Monday, Jun. 09, 1997

"MY GENERATION BELIEVES WE CAN DO ALMOST ANYTHING."

By Margot Hornblower

Nothing--and everything--prepared Kevin Smith to become, as he has been called, "the King of Gen X cinema." The son of a postal clerk in Highlands, N.J., he recalls an uneventful childhood "in a white-trash town. I watched six hours of TV a day. I read comics and went to Mass on Sundays. In high school, I worked as a busboy. On weekends, we'd hang out and make crank calls and go drinking. Defining moments of my generation? When Fonzie jumped over the shark tank in Happy Days."

After a semester of college and four months of film school, Smith found himself back home working for $5 an hour at Quick Stop, a convenience store. Light bulb! Why not a movie based on the life of a convenience-store clerk? He wrote Clerks in a month and shot it at the store after hours, in black and white. (Cost: $27,575.) The movie won awards at Sundance and Cannes. "A totally welcome blast of stale air," raved a critic. "Grunge Godot." Smith was 24 and already anointed by Hollywood, but his next movie, the $6 million Mallrats, flopped. Now, at 26, he is back onscreen with the acclaimed Chasing Amy, a witty, trash-talking, politically incorrect comedy on the theme Boy Meets Lesbian.

Chain-smoking in a Hollywood deli, his Falstaffian form wrapped in a thrift-store overcoat, Smith scoffs at Gen X pulse takers. Twentysomethings tell pollsters they are industrious, "to present themselves in the best light. But we're not career-driven.
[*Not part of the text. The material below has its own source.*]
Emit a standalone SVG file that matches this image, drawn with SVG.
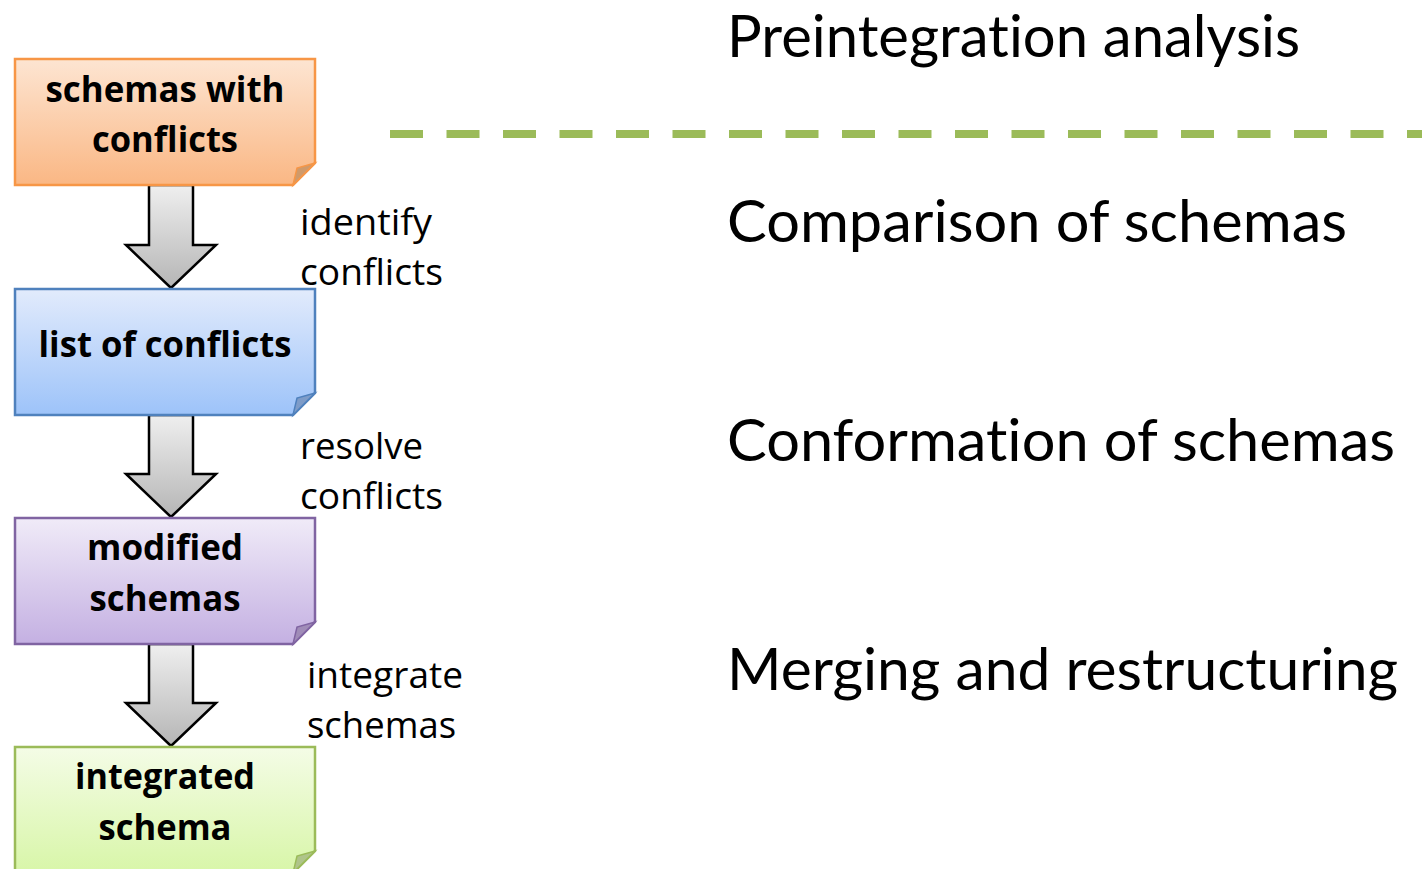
<svg xmlns="http://www.w3.org/2000/svg" width="1422" height="869" viewBox="0 0 1422 869">
<style>
text{font-variant-ligatures:none;font-feature-settings:"liga" 0,"clig" 0}
.box{stroke-width:2.5}
.boxtxt{font-family:"Open Sans","Liberation Sans",sans-serif;font-weight:bold;font-size:36px;fill:#000;text-anchor:middle}
.side{font-family:"Open Sans","Liberation Sans",sans-serif;font-size:36px;fill:#000}
.head{font-family:"Lato","Liberation Sans",sans-serif;font-size:59px;fill:#000}
.arrow{fill:url(#gGray);stroke:#000;stroke-width:2.5;stroke-linejoin:miter}
</style>
<defs>
<linearGradient id="gOrange" x1="0" y1="0" x2="0" y2="1"><stop offset="0" stop-color="#FDE5D2"/><stop offset="1" stop-color="#FAB784"/></linearGradient>
<linearGradient id="gBlue" x1="0" y1="0" x2="0" y2="1"><stop offset="0" stop-color="#E2EBFC"/><stop offset="1" stop-color="#9DC3F9"/></linearGradient>
<linearGradient id="gPurple" x1="0" y1="0" x2="0" y2="1"><stop offset="0" stop-color="#F0EBF8"/><stop offset="1" stop-color="#C4B0E2"/></linearGradient>
<linearGradient id="gGreen" x1="0" y1="0" x2="0" y2="1"><stop offset="0" stop-color="#F4FCE6"/><stop offset="1" stop-color="#D8F6A8"/></linearGradient>
<linearGradient id="gGray" x1="0" y1="0" x2="0" y2="1"><stop offset="0" stop-color="#EFEFEF"/><stop offset="1" stop-color="#B5B5B5"/></linearGradient>
</defs>

<g id="divider">
<line x1="390" y1="134" x2="1422" y2="134" stroke="#9BBB59" stroke-width="8" stroke-dasharray="33 23.5"/>
</g>

<g id="connectors">
<path class="arrow" d="M149,185 H193 V245 H216 L171,288 L126,245 H149 Z"/>
<path class="arrow" d="M149,415 H193 V474 H216 L171,517 L126,474 H149 Z"/>
<path class="arrow" d="M149,644 H193 V703 H216 L171,746 L126,703 H149 Z"/>
</g>

<g id="node-schemas-with-conflicts">
<path class="box" d="M15,59 H315 V163 L293,185 H15 Z" fill="url(#gOrange)" stroke="#F79646"/>
<path d="M293,185 L297,168 L315,163 Z" fill="#D09A6A" stroke="#F79646" stroke-width="1.5"/>
<text class="boxtxt" x="165" y="102" textLength="239" lengthAdjust="spacingAndGlyphs">schemas with</text>
<text class="boxtxt" x="165" y="152" textLength="146" lengthAdjust="spacingAndGlyphs">conflicts</text>
</g>

<g id="node-list-of-conflicts">
<path class="box" d="M15,289 H315 V393 L293,415 H15 Z" fill="url(#gBlue)" stroke="#4F81BD"/>
<path d="M293,415 L297,398 L315,393 Z" fill="#7E9CC8" stroke="#4F81BD" stroke-width="1.5"/>
<text class="boxtxt" x="165" y="357" textLength="253" lengthAdjust="spacingAndGlyphs">list of conflicts</text>
</g>

<g id="node-modified-schemas">
<path class="box" d="M15,518 H315 V622 L293,644 H15 Z" fill="url(#gPurple)" stroke="#8064A2"/>
<path d="M293,644 L297,627 L315,622 Z" fill="#A08CB8" stroke="#8064A2" stroke-width="1.5"/>
<text class="boxtxt" x="165" y="560" textLength="156" lengthAdjust="spacingAndGlyphs">modified</text>
<text class="boxtxt" x="165" y="611" textLength="151" lengthAdjust="spacingAndGlyphs">schemas</text>
</g>

<g id="node-integrated-schema">
<path class="box" d="M15,747 H315 V851 L293,873 H15 Z" fill="url(#gGreen)" stroke="#9BBB59"/>
<path d="M293,873 L297,856 L315,851 Z" fill="#AFC48A" stroke="#9BBB59" stroke-width="1.5"/>
<text class="boxtxt" x="165" y="789" textLength="180" lengthAdjust="spacingAndGlyphs">integrated</text>
<text class="boxtxt" x="165" y="840" textLength="133" lengthAdjust="spacingAndGlyphs">schema</text>
</g>

<g id="labels">
<text class="side" x="300" y="235" textLength="132" lengthAdjust="spacingAndGlyphs">identify</text>
<text class="side" x="300" y="285" textLength="143" lengthAdjust="spacingAndGlyphs">conflicts</text>
<text class="side" x="300" y="459" textLength="123" lengthAdjust="spacingAndGlyphs">resolve</text>
<text class="side" x="300" y="509" textLength="143" lengthAdjust="spacingAndGlyphs">conflicts</text>
<text class="side" x="307" y="688" textLength="156" lengthAdjust="spacingAndGlyphs">integrate</text>
<text class="side" x="307" y="738" textLength="149" lengthAdjust="spacingAndGlyphs">schemas</text>
</g>

<g id="headings">
<text class="head" x="727" y="57" textLength="573" lengthAdjust="spacingAndGlyphs">Preintegration analysis</text>
<text class="head" x="727" y="242" textLength="620" lengthAdjust="spacingAndGlyphs">Comparison of schemas</text>
<text class="head" x="727" y="461" textLength="668" lengthAdjust="spacingAndGlyphs">Conformation of schemas</text>
<text class="head" x="727" y="690" textLength="671" lengthAdjust="spacingAndGlyphs">Merging and restructuring</text>
</g>
</svg>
You watch your parents work all their lives, and what do they have to show for it? My generation wants to get the most for doing the least." As for politics, he says, "we'd rather talk about the President's infidelity. Look, the dude cheated on his wife!"

However, like many Gen Xers who forswear the rat race, Smith seems seduced by it. Sure, he still lives in the Jersey 'burbs, with his View Askew Productions only a few blocks from his new condo in Red Bank. Sure, he's invested his profits in buying the local comic-book store. And sure, he claims that moviemaking--especially with his girlfriend as leading lady and a close buddy as producer--is "an easy way to avoid manual labor." But what about the pressure of writing the script for Warner Bros.' big-budget Superman Lives? "I got $325,000 and six weeks to do it," he says. "But I procrastinated, so I had to write it in a week." He is developing a TV series. His next film, Dogma--a satire in which God is a woman, Jesus is black and drug dealers return as prophets--begins shooting in the fall. No wonder he has a tattoo of the Mad Hatter emblazoned on his biceps.

Smith avoids drugs, attends church weekly and wants to marry his girlfriend and have children. "The way I grew up? Talking about sex but not having it," he says. So why is Chasing Amy raunchy in the extreme, crudely anticlerical and sexually flamboyant ("Archie was the bitch, and Jughead was the butch," insists one character)? Only a boomer fixated on the Brady Bunch would find it puzzling. "I'm a jaded optimist looking behind the doors of small-town America," says Smith. "My generation believes we can do almost anything. My characters are free: no social mores keep them in check." View Askew's Website invites fans for a chat: "Feel the power of communication, as you can actually interact with the losers who hit it big with their movies of smut and conscience!"